That would be accepting that time is actually linear in the first place. That's one of the fun-but-frustrating things about time travel fiction. Time can be seen as a dimension of space, so is time really "moving" and "linear" or is that how we perceive it? Sounds aren't really sounds, they're just the way our brain interprets vibrations in the air to give us an advantage in our common material surroundings. Color isn't really color, it's just the way our brain interprets electromagnetic radiation around the same wavelenth as our sun's peak to give us an advantage in our common material surroundings... etc. Time could be anything.
For that matter, if you were able to comprehend everything that has ever happened, you would be able to predict everything that will ever be.
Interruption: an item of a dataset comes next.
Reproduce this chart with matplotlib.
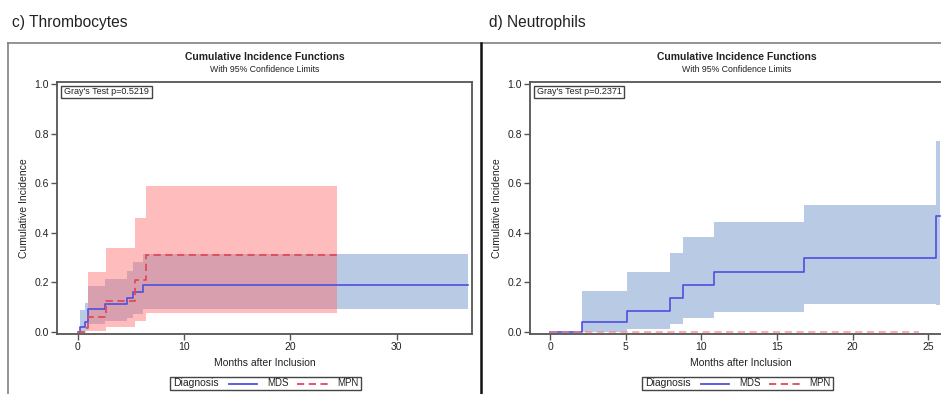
import matplotlib
matplotlib.use("Agg")
import matplotlib.pyplot as plt
from matplotlib.lines import Line2D
from matplotlib.patches import Rectangle

plt.rcParams['font.family'] = ['Liberation Sans', 'DejaVu Sans']

W, H = 941, 394

# ---------------- data ----------------
# c) Thrombocytes
thr_mds_t = [0, 0.25, 0.7, 1.0, 2.55, 4.6, 5.2, 6.1, 36.7]
thr_mds_ci = [0, 0.02, 0.042, 0.093, 0.113, 0.138, 0.163, 0.188, 0.188]
thr_mds_band_t = [0.25, 0.7, 1.0, 2.55, 4.6, 5.2, 6.1, 36.7]
thr_mds_upper = [0.09, 0.117, 0.187, 0.213, 0.248, 0.281, 0.314, 0.314]
thr_mds_lower = [0.0, 0.003, 0.031, 0.045, 0.058, 0.072, 0.092, 0.092]

thr_mpn_t = [0, 0.75, 1.0, 2.62, 5.42, 6.4, 24.35]
thr_mpn_ci = [0, 0.015, 0.06, 0.125, 0.21, 0.311, 0.311]
thr_mpn_band_t = [0.95, 2.62, 5.42, 6.4, 24.35]
thr_mpn_upper = [0.241, 0.34, 0.459, 0.589, 0.589]
thr_mpn_lower = [0.005, 0.019, 0.045, 0.075, 0.075]
thr_p = "Gray's Test p=0.5219"

# d) Neutrophils
neu_mds_t = [0, 2.07, 5.05, 7.92, 8.75, 10.8, 16.8, 25.5, 25.75]
neu_mds_ci = [0, 0.039, 0.085, 0.139, 0.19, 0.242, 0.299, 0.47, 0.47]
neu_mds_band_t = [2.07, 5.05, 7.92, 8.75, 10.8, 16.8, 25.5, 25.75]
neu_mds_upper = [0.167, 0.242, 0.318, 0.382, 0.443, 0.511, 0.771, 0.771]
neu_mds_lower = [0.0, 0.013, 0.032, 0.055, 0.082, 0.113, 0.11, 0.11]

neu_mpn_t = [0, 24.4]
neu_mpn_ci = [0, 0]
neu_p = "Gray's Test p=0.2371"

panel_titles = ["c) Thrombocytes", "d) Neutrophils"]
xticks_list = [[0, 10, 20, 30], [0, 5, 10, 15, 20, 25]]
yticks = [0.0, 0.2, 0.4, 0.6, 0.8, 1.0]

BLUE_LINE = "#4f4fe0"
RED_LINE = "#e04a58"
BLUE_FILL = "#b9cae5"
RED_FILL = (1.0, 0.42, 0.42, 0.45)
TXT = "#222222"
SPINE = "#555555"


def fx(x):
    return x / W


def fy(y):
    return 1 - y / H


fig = plt.figure(figsize=(W / 100, H / 100), dpi=100)

# outer frames
fig.add_artist(Line2D([fx(8), fx(8)], [fy(43), fy(394)], color="#808080", lw=1.2))
fig.add_artist(Line2D([fx(8), fx(941)], [fy(43), fy(43)], color="#808080", lw=1.2))
fig.add_artist(Line2D([fx(481), fx(481)], [fy(43), fy(394)], color="#111111", lw=1.8))

fig.text(fx(12), fy(22), panel_titles[0], fontsize=11.2, color=TXT, va="center", ha="left")
fig.text(fx(489), fy(22), panel_titles[1], fontsize=11.2, color=TXT, va="center", ha="left")

ax_top, ax_bot = 82, 334
panels = [
    dict(l=57, r=472, xlim=(-1.95, 37.1), cx=265, leg=170, pbox=(61, 152)),
    dict(l=530, r=951, xlim=(-1.34, 26.5), cx=737, leg=642, pbox=(534, 624)),
]

axes = []
for i, p in enumerate(panels):
    ax = fig.add_axes([fx(p["l"]), fy(ax_bot), (p["r"] - p["l"]) / W, (ax_bot - ax_top) / H])
    ax.set_xlim(*p["xlim"])
    ax.set_ylim(-0.008, 1.009)
    ax.set_xticks(xticks_list[i])
    ax.set_yticks(yticks)
    ax.set_yticklabels([f"{v:.1f}" for v in yticks])
    ax.tick_params(direction="out", length=4, width=1, color=SPINE, labelsize=7.5,
                   labelcolor=TXT, pad=2)
    for s in ax.spines.values():
        s.set_color(SPINE)
        s.set_linewidth(1.3)
    ax.set_xlabel("Months after Inclusion", fontsize=7.5, color=TXT, labelpad=4)
    ax.set_ylabel("Cumulative Incidence", fontsize=7.5, color=TXT, labelpad=4)
    axes.append(ax)
    fig.text(fx(p["cx"]), fy(57), "Cumulative Incidence Functions", fontsize=7.5,
             fontweight="bold", ha="center", va="center", color=TXT)
    fig.text(fx(p["cx"]), fy(69), "With 95% Confidence Limits", fontsize=6.3,
             ha="center", va="center", color=TXT)
    # Gray's test box
    x0, x1 = p["pbox"]
    fig.add_artist(Rectangle((fx(x0), fy(98)), (x1 - x0) / W, 12 / H, fill=False,
                             edgecolor="#444444", lw=1.0))
    fig.text(fx(x0 + 3), fy(92), thr_p if i == 0 else neu_p, fontsize=6.5,
             ha="left", va="center", color=TXT)
    # legend box
    lx = p["leg"]
    fig.add_artist(Rectangle((fx(lx), fy(390)), 191 / W, 13 / H, fill=False,
                             edgecolor="#444444", lw=1.0))
    fig.text(fx(lx + 3), fy(383.5), "Diagnosis", fontsize=7.5, ha="left", va="center", color=TXT)
    fig.add_artist(Line2D([fx(lx + 59), fx(lx + 87)], [fy(383.5)] * 2, color=BLUE_LINE, lw=1.3))
    fig.text(fx(lx + 97), fy(383.5), "MDS", fontsize=7, ha="left", va="center", color=TXT)
    fig.add_artist(Line2D([fx(lx + 127), fx(lx + 158)], [fy(383.5)] * 2, color=RED_LINE, lw=1.3,
                          dashes=(4, 2.5)))
    fig.text(fx(lx + 167), fy(383.5), "MPN", fontsize=7, ha="left", va="center", color=TXT)

# panel c
ax = axes[0]
ax.fill_between(thr_mds_band_t, thr_mds_lower, thr_mds_upper, step="post",
                color=BLUE_FILL, lw=0, zorder=1)
ax.fill_between(thr_mpn_band_t, thr_mpn_lower, thr_mpn_upper, step="post",
                color=RED_FILL, lw=0, zorder=2)
ax.step(thr_mds_t, thr_mds_ci, where="post", color=BLUE_LINE, lw=1.2, zorder=3)
ax.step(thr_mpn_t, thr_mpn_ci, where="post", color=RED_LINE, lw=1.3, dashes=(4, 2.5), zorder=4)

# panel d
ax = axes[1]
ax.fill_between(neu_mds_band_t, neu_mds_lower, neu_mds_upper, step="post",
                color=BLUE_FILL, lw=0, zorder=1)
ax.step(neu_mds_t, neu_mds_ci, where="post", color=BLUE_LINE, lw=1.2, zorder=3)
ax.step(neu_mpn_t, neu_mpn_ci, where="post", color=(1.0, 0.5, 0.55, 0.7), lw=1.3,
        dashes=(4, 2.5), zorder=4)

fig.savefig("out.png", dpi=100)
Ultimately, there's probably no such thing as free will or choice, just an endless stream of cause and effect whose seemingly infinite and miniscule variables of influence will never be comprehended by an individual, thus giving us the illusion that we're making decisions when in reality it's just testing our hardware.
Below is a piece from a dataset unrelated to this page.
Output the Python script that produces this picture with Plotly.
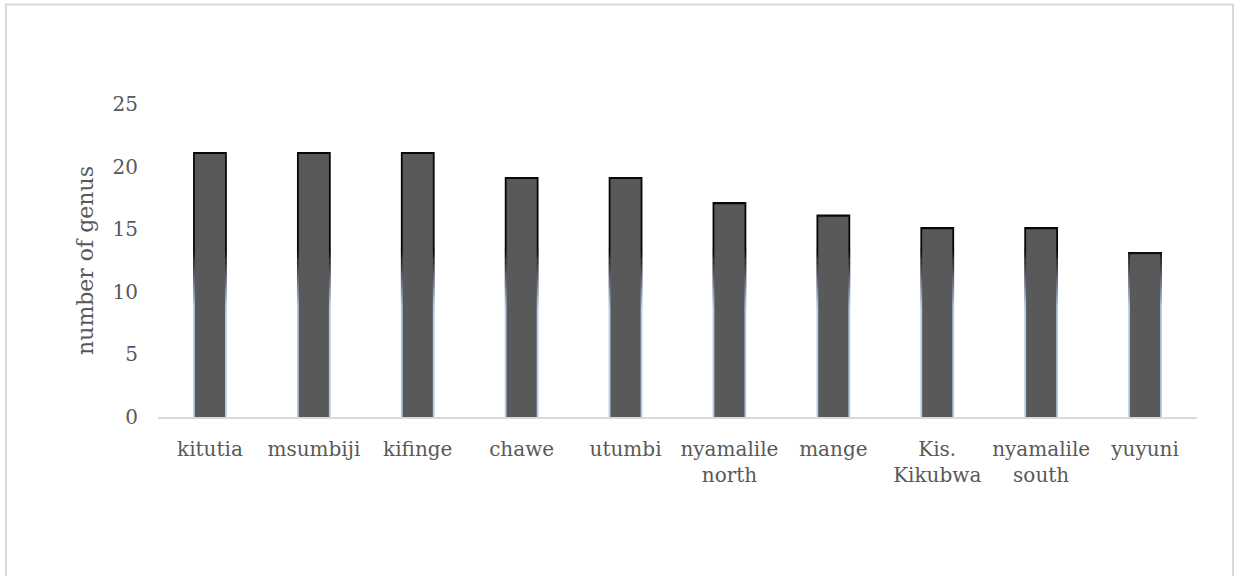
import plotly.graph_objects as go

# Number of genera recorded at each site
sites = ["kitutia", "msumbiji", "kifinge", "chawe", "utumbi",
         "nyamalile<br>north", "mange", "Kis.<br>Kikubwa", "nyamalile<br>south", "yuyuni"]
genus_counts = [21, 21, 21, 19, 19, 17, 16, 15, 15, 13]

y_ticks = [0, 5, 10, 15, 20, 25]

FONT = "DejaVu Serif"
TEXT_GRAY = "#595959"
FILL = "#595959"

# outline styling: a wider bar drawn behind the fill, coloured in vertical
# bands that fade from light blue near the base to black higher up
OUTLINE_W = 0.325
FILL_W = 0.29
TOP_PAD = 0.17
BLUE = (180, 201, 232)
BLACK = (8, 8, 8)
fade_lo, fade_hi, n_steps = 8.8, 13.3, 30


def mix(t):
    r, g, b = (round(BLUE[i] + (BLACK[i] - BLUE[i]) * t) for i in range(3))
    return f"rgb({r},{g},{b})"


edges = [0.0] + [fade_lo + (fade_hi - fade_lo) * k / n_steps for k in range(n_steps + 1)] + [100.0]
fig = go.Figure()
for k in range(len(edges) - 1):
    lo, hi = edges[k], edges[k + 1]
    t = 0.0 if k == 0 else (1.0 if k == len(edges) - 2 else (k - 0.5) / n_steps)
    tops = [v + TOP_PAD for v in genus_counts]
    # small overlap between bands hides anti-aliasing seams
    heights = [max(0.0, min(hi + 0.05, top) - lo) for top in tops]
    fig.add_trace(go.Bar(
        x=sites, y=heights, base=[lo] * len(sites), width=OUTLINE_W,
        marker=dict(color=mix(t), line=dict(width=0)),
        hoverinfo="skip", showlegend=False,
    ))

fig.add_trace(go.Bar(
    x=sites, y=genus_counts, width=FILL_W,
    marker=dict(color=FILL, line=dict(width=0)),
    showlegend=False, name="number of genus",
))

fig.update_layout(
    width=1234, height=576,
    margin=dict(l=158, r=37, t=104, b=159),
    paper_bgcolor="white", plot_bgcolor="white",
    barmode="overlay",
    font=dict(family=FONT, size=20, color=TEXT_GRAY),
    xaxis=dict(
        type="category", showgrid=False, showline=True,
        linecolor="#d9d9d9", linewidth=2,
        ticks="outside", ticklen=13, tickcolor="rgba(0,0,0,0)",
        tickfont=dict(family=FONT, size=20, color=TEXT_GRAY),
    ),
    yaxis=dict(
        range=[0, 25], tickvals=y_ticks, showgrid=False, zeroline=False,
        showline=False, ticks="outside", ticklen=15, tickcolor="rgba(0,0,0,0)",
        tickfont=dict(family=FONT, size=20, color=TEXT_GRAY),
        title=dict(text="number of genus", standoff=12,
                   font=dict(family=FONT, size=22, color=TEXT_GRAY)),
    ),
    shapes=[dict(
        type="rect", xref="paper", yref="paper",
        x0=-0.1463, x1=1.0347, y0=-0.55, y1=1.3179,
        line=dict(color="#d9d9d9", width=2), fillcolor="rgba(0,0,0,0)",
        layer="below",
    )],
)

fig.write_html("out.html")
Put those together and you might basically argue that all time is happening at once, everything contained in the timestream is already decided, and the nature of the medium is both fluid and (in an extra-three-dimensional sense) traversable, allowing closed loops and visitations that don't affect the overall nature of it. Perhaps it was even created this way by extradimensional beings, thus instilling an innate mechanism of destiny.
LONG STORY SHORT: When dealing with time travel, unless the fictional medium makes radically obvious paradoxical mistakes, it's best to just take it at face value as "functional."
The only thing holding me back from a cushy future of translating the Japanese language is a crippling inability to read the Japanese language.
I'd be like the Overly Attached Girlfriend of the lore team's meetings.
"Don't... don't you have some localizing to do?"
"Oh, no, I stayed here after you went home and wrapped that up already. I've got nothing but time to listen. You want me to leave? ... But then who would give you the antidote to what I put in the coffee maker a few hours ag- YOU CAN HAVE IT AFTER THE MEETING. Jeez. Touchy."